What 10,000 Steps Translates To
The popular 10,000-step goal works out to approximately 4.5 to 5 miles for most adults. Someone with a shorter stride may cover closer to 4 miles in 10,000 steps, while someone tall with a longer stride could cover 5 or more. For the average person, hitting 10,000 steps means walking roughly an hour and fifteen minutes to an hour and forty minutes at a moderate pace, spread across the entire day.
If you’re trying to figure out how many steps you need for a specific distance, the math is straightforward. At 2,000 to 2,500 steps per mile, a 5K (3.1 miles) is about 6,200 to 7,750 steps walking. A 10K is roughly double that.
Calories Burned per Mile of Steps
A typical 160-pound person burns about 40 calories per 1,000 steps, which means one mile of walking (roughly 2,000 steps) burns around 87 calories. Your body weight is the main variable here. A 120-pound person burns about 66 calories per mile, while a 200-pound person burns closer to 109 calories, and someone at 250 pounds burns around 137 calories for that same mile.
These numbers hold fairly steady whether you walk slowly or briskly. Walking faster burns more calories per minute, but you also finish the mile sooner, so the total per mile stays in a similar range. The real advantage of walking faster is that you can fit more miles into the same block of time.

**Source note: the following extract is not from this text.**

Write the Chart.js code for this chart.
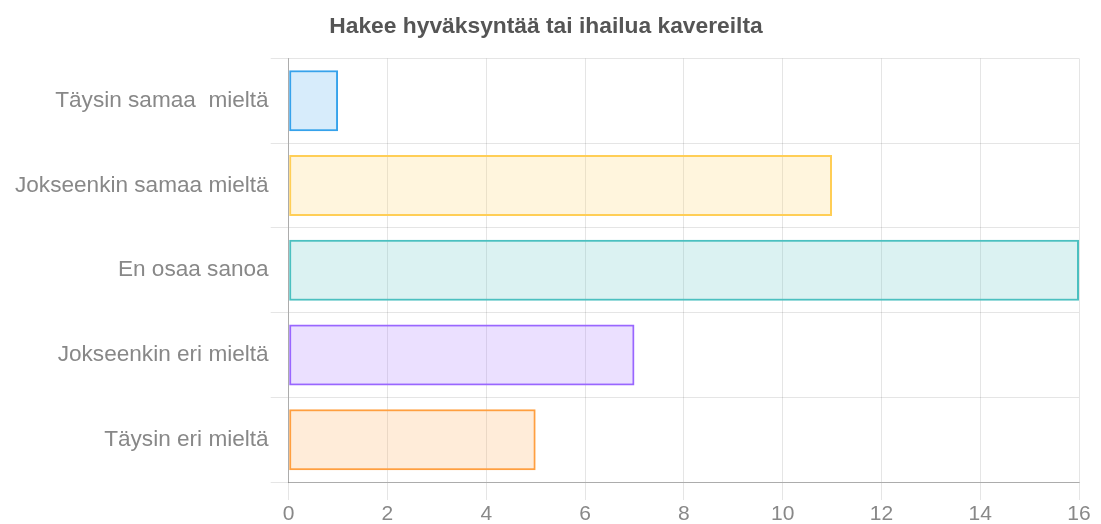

Hills and Terrain Add More Steps
Walking uphill shortens your stride length, which means you’ll take more steps to cover the same distance compared to flat ground. Research on the biomechanics of incline walking shows that as the slope increases, stride length decreases while step frequency (cadence) goes up. So a hilly mile will register more steps on your tracker than a flat mile, even though the distance is the same. If your regular walking route has significant elevation changes, your steps-per-mile count will run higher than the standard estimates.
Uneven terrain like trails, sand, or gravel has a similar effect. Your body takes shorter, more cautious steps on unstable surfaces, bumping up the step count per mile.
How Accurate Is Your Step Tracker?
Fitness trackers and phone pedometers are useful for general trends, but they’re not perfectly precise. CDC-cited research shows that wrist-worn devices (like smartwatches) tend to overestimate steps during normal daily activity by 10% to 25%, and sometimes as much as 40% to 50% compared to more accurate hip-worn pedometers. On the other hand, wrist-worn trackers underestimate steps by 35% to 95% during activities where your wrist doesn’t move much, like pushing a stroller or shopping cart.
Walking speed also affects accuracy. Most trackers underestimate step counts at slower speeds. If you’re a slower walker and your tracker seems to shortchange your effort, that’s a known limitation. For the most accurate count, a hip-worn pedometer outperforms a wristwatch, though the convenience of a smartwatch makes it the more practical choice for most people. Just know that your true steps-per-mile number could be somewhat higher or lower than what your device reports.